A hard-working and prolific early adopter for countless now-standard mechanized styles and sounds, James has never been terribly shy about pointing out the similarities between himself and classical composers. To wit, half of Aphex Twin’s previous tentpole release - a double album called Drukqs – was just recordings of James timidly exploring ways to control a harpsichord-sounding prepared piano with a laptop. Serene, but not exactly Mozart, two of the resultant pieces paired nicely with Sofia Coppola’s film Marie Antoinette, but Drukqs - its companion disc a wall of Chopped-n’-Screwed drum attacks more befitting his skill set - was to be considered more dandy “flop” than “fop.”

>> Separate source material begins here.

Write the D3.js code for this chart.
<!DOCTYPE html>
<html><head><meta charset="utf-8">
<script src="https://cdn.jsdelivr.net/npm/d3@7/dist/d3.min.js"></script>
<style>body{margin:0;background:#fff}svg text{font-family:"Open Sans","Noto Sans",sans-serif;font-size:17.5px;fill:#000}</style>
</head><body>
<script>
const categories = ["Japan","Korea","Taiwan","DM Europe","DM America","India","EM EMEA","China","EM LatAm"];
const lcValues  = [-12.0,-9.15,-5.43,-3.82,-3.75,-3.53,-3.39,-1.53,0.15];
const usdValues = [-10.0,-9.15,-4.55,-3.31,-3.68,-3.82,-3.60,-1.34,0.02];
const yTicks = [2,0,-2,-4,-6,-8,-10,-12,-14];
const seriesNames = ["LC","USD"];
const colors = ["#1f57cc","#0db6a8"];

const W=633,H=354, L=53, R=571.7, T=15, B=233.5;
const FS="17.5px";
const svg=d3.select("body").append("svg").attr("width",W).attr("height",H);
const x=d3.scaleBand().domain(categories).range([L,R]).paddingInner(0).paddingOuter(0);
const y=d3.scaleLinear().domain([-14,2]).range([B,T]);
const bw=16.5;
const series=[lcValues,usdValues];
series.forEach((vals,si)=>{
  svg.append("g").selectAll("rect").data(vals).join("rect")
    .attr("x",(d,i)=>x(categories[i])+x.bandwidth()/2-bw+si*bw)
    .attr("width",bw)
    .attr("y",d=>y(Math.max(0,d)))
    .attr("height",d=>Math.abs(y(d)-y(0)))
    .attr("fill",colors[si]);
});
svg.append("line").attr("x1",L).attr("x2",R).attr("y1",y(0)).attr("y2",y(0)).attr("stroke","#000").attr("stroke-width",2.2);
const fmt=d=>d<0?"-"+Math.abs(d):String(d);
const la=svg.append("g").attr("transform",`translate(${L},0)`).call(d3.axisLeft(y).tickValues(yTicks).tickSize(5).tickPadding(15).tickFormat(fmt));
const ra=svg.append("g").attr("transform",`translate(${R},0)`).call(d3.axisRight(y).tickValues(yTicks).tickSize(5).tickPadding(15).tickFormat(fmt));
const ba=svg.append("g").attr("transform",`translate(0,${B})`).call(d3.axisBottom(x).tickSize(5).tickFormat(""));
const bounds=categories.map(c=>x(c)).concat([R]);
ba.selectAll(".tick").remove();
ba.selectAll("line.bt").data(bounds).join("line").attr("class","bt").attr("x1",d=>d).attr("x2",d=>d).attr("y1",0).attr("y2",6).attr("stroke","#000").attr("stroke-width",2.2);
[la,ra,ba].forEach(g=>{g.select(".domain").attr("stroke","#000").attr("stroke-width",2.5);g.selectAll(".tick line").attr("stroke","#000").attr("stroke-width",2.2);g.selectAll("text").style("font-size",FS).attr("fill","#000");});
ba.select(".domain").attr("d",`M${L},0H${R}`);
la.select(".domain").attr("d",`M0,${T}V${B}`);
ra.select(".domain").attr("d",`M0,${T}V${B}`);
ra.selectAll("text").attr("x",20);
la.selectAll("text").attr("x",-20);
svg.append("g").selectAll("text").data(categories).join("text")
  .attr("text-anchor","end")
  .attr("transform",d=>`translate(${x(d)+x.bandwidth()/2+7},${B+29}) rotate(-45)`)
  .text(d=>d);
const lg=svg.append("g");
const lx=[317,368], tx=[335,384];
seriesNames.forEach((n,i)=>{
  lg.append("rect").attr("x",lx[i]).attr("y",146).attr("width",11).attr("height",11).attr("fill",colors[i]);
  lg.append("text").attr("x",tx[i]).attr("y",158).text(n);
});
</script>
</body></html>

Fast forward thirteen years and all is forgotten. One day, a neon blimp bearing the Aphex Twin insignia appears over London. The same logo is discovered stenciled on the sidewalks of several of the world’s key music outlets, venue owners either shaking their fists in the air at that rascally AFX or deeply flattered, depending on their lucidity. Before long, a new album called Syro is announced on the seedy Deep Web. The official album art for Syro features a typed receipt tallying all the promotional costs and a list of gear used in the album’s creation. Transparency? Check. Hype? Double Check. Music?
Check. Unlike a dark swath of James’s enormous catalog, Syro appears to be a friendly handshake offered without hidden daggers or devious grins. Featuring non sequitur vocal snippets from James, his wife, and young son, this family affair comes beamed to us from their home in rural Scotland, where James has been quietly preparing as many as six new releases of material over the past decade. The album’s name, a nonsense word provided by James’s aforementioned six-year-old boy - budding Techno producer himself - sounds like “tyro,” but is even easier to say, making it simultaneously an apt title and Junior already out to be more gifted at naming things than George Lucas’ kids.

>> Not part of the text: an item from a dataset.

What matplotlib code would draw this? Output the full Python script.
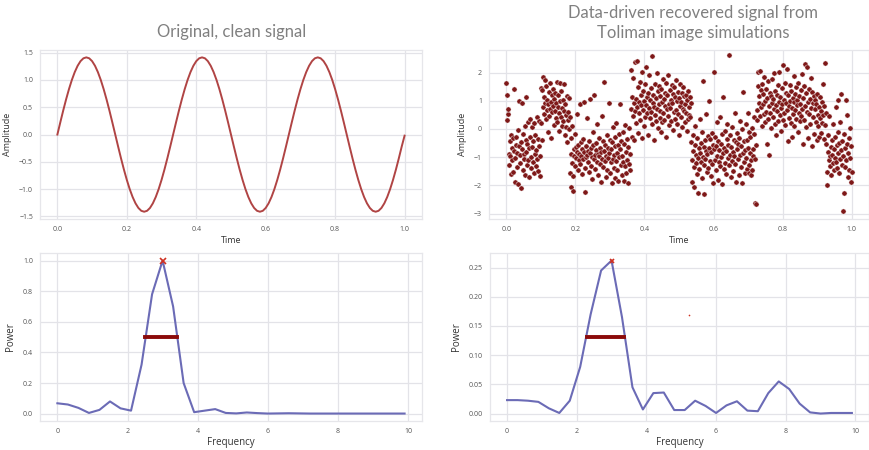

An open invite to novices and curmudgeons alike, Syro acts an intro guide not only to the world of Aphex Twin, but to that of electronic music in general. Acid, Jungle, and Breakbeat - genres considered dead as a doornail only yesterday - have been dusted off and put on the hit parade again in a single, confident masterstroke. Though a charming and educational host, James’s personality remains as loud, animated, and colorful as a Kandinsky painting, so noobs be warned, his music can be quite dominant even when it’s at its sunniest.
I could prattle on about the essential building blocks and alphabetical coloring books that make up its DNA, but as an album, Syro remains complex and unrelenting, having been built around a sputtering e-bass shot through countless signal chain processors. Its long, jittery jaunts, punctuated by the occasional modern effect and (softsynth or vocal) overdub, are both stifling and commercial - in such a way that makes you want to gasp for air and consume items at the same time. While listening, you feel like Kino at the outset of Steinbeck’s The Pearl, making long, strenuous dives in search of glimmering treasure.

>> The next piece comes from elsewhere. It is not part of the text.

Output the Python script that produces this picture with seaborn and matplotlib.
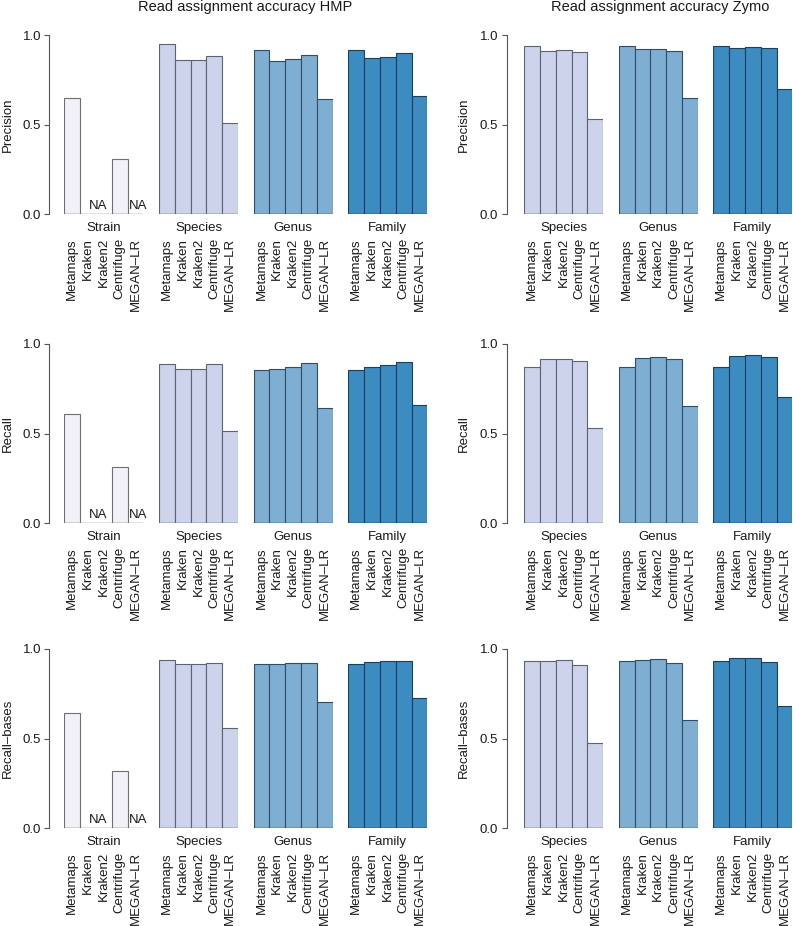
import numpy as np
import pandas as pd
import seaborn as sns
import matplotlib.pyplot as plt

nan = np.nan

methods = ['Metamaps', 'Kraken', 'Kraken2', 'Centrifuge', 'MEGAN–LR']
levels_hmp = ['Strain', 'Species', 'Genus', 'Family']
levels_zymo = ['Species', 'Genus', 'Family']
metrics = ['Precision', 'Recall', 'Recall–bases']

# HMP values, one list per level (Strain, Species, Genus, Family)
hmp_precision = [[0.65, nan, nan, 0.31, nan],
                 [0.948, 0.86, 0.86, 0.884, 0.51],
                 [0.916, 0.856, 0.868, 0.886, 0.642],
                 [0.916, 0.873, 0.88, 0.90, 0.659]]
hmp_recall = [[0.608, nan, nan, 0.312, nan],
              [0.887, 0.862, 0.862, 0.887, 0.513],
              [0.857, 0.859, 0.87, 0.892, 0.643],
              [0.857, 0.873, 0.885, 0.901, 0.661]]
hmp_recall_bases = [[0.644, nan, nan, 0.319, nan],
                    [0.939, 0.915, 0.915, 0.919, 0.56],
                    [0.913, 0.913, 0.92, 0.922, 0.705],
                    [0.913, 0.924, 0.931, 0.931, 0.727]]

# Zymo values (Species, Genus, Family)
zymo_precision = [[0.939, 0.913, 0.917, 0.906, 0.532],
                  [0.939, 0.922, 0.922, 0.913, 0.649],
                  [0.939, 0.930, 0.933, 0.926, 0.698]]
zymo_recall = [[0.870, 0.915, 0.918, 0.907, 0.532],
               [0.870, 0.924, 0.929, 0.918, 0.652],
               [0.870, 0.935, 0.941, 0.929, 0.702]]
zymo_recall_bases = [[0.930, 0.933, 0.937, 0.911, 0.477],
                     [0.931, 0.939, 0.944, 0.919, 0.603],
                     [0.931, 0.948, 0.950, 0.928, 0.681]]

na_methods = ['Kraken2', 'MEGAN–LR']

fills = {'Strain': '#F2F0F8', 'Species': '#CCD3EA', 'Genus': '#7FAED3', 'Family': '#3C8BC1'}
edges = {'Strain': '#707070', 'Species': '#5C6373', 'Genus': '#2F4D68', 'Family': '#1B405E'}

sns.set_theme(style='white')
plt.rcParams['font.family'] = ['Liberation Sans', 'DejaVu Sans']
FS = 9.5
txt = '#1a1a1a'

W, H = 793, 926
fig = plt.figure(figsize=(W / 100, H / 100), dpi=100)


def px_axes(x0, top, w, bottom):
    return fig.add_axes([x0 / W, 1 - bottom / H, w / W, (bottom - top) / H])


rows_px = [(35, 214.3), (344, 523.3), (648.7, 828.3)]
hmp_x = [64.3, 159, 253.5, 348.3]
zymo_x = [524.3, 618.7, 713.3]
panel_w = 79


def draw_block(xs, levels, data, ylabel, outward_px, ylab_px, top, bottom):
    for i, (x0, lev, vals) in enumerate(zip(xs, levels, data)):
        ax = px_axes(x0, top, panel_w, bottom)
        df = pd.DataFrame({'method': methods, 'value': vals})
        sns.barplot(data=df, x='method', y='value', order=methods,
                    color=fills[lev], edgecolor=edges[lev], linewidth=0.8,
                    width=1, errorbar=None, saturation=1, ax=ax)
        ax.axhline(0, color=edges[lev], lw=1.0)
        ax.set_xlim(-0.5, 4.5)
        ax.set_ylim(0, 1)
        ax.set_xlabel('')
        ax.set_ylabel('')
        ax.set_xticks(range(5))
        ax.set_xticklabels(methods, rotation=90, color=txt, fontsize=FS)
        ax.tick_params(axis='x', length=0, pad=17)
        for s in ax.spines.values():
            s.set_visible(False)
        ax.text(2, -0.075, lev, ha='center', va='center', color=txt,
                fontsize=FS, clip_on=False)
        if lev == 'Strain':
            for m, dx in zip(na_methods, [-0.35, 0.15]):
                k = methods.index(m)
                ax.text(k + dx, 0.012, 'NA', ha='center', va='bottom',
                        color=txt, fontsize=FS, clip_on=False)
        if i == 0:
            sp = ax.spines['left']
            sp.set_visible(True)
            sp.set_position(('outward', outward_px * 0.72))
            sp.set_bounds(0, 1)
            sp.set_color('#555555')
            sp.set_linewidth(0.8)
            ax.set_yticks([0, 0.5, 1])
            ax.set_yticklabels(['0.0', '0.5', '1.0'], color=txt, fontsize=FS)
            ax.tick_params(axis='y', left=True, length=3.5, width=0.8,
                           color='#555555', pad=2.5)
        else:
            ax.set_yticks([])
    fig.text(ylab_px / W, 1 - (top + bottom) / 2 / H, ylabel, rotation=90,
             ha='center', va='center', color=txt, fontsize=FS)


hmp_data = [hmp_precision, hmp_recall, hmp_recall_bases]
zymo_data = [zymo_precision, zymo_recall, zymo_recall_bases]

for r, (top, bottom) in enumerate(rows_px):
    draw_block(hmp_x, levels_hmp, hmp_data[r], metrics[r], 15, 8, top, bottom)
    draw_block(zymo_x, levels_zymo, zymo_data[r], metrics[r], 17.6, 464, top, bottom)

fig.text(245 / W, 1 - 7 / H, 'Read assignment accuracy HMP', ha='center',
         va='center', color=txt, fontsize=10.5)
fig.text(660 / W, 1 - 7 / H, 'Read assignment accuracy Zymo', ha='center',
         va='center', color=txt, fontsize=10.5)

fig.savefig('out.png', dpi=100)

Wisened by age, and perhaps sweetened by fatherhood, Richard D. James has placed up a cordon so that the teeth of his machine can no longer damage innocent passers-by. That he would take the middle path as opposed to the devilish bombast of old is a constructive move, but it can feel at times like an attempt to reclaim the glory stolen by James’s many notable peers and followers, especially those who sit closest to him in the music tree. As such, it might not feel great to be Boards of Canada or Amon Tobin right now, because regardless of whether or not he has made his best album (as some have claimed), he has come very close to making theirs.
In closing, Aphex Twin is such a beloved counter-culture figure that his return would merit a hooray even if Syro was composed entirely out of sampled goat bleats. Considering that it is instead a generous helping of personable, fluid, jazzy music, it can be highly recommended – even to the person who is generally repelled by modern art. Casual listeners may require a break while digesting the lengthy album, as Syro’s constant barrage of musical Seussisms tend to drown out all external speech and thought. It’s action music, the sound of verbs, so if you find yourself in the zone, doing something creative or set to a task, it’s a wonderful pick. To those of you who have never been into Electronic music before and wouldn’t know where to start, consider Syro your once-in-a-blue-moon opportunity to jump on board. Bop it!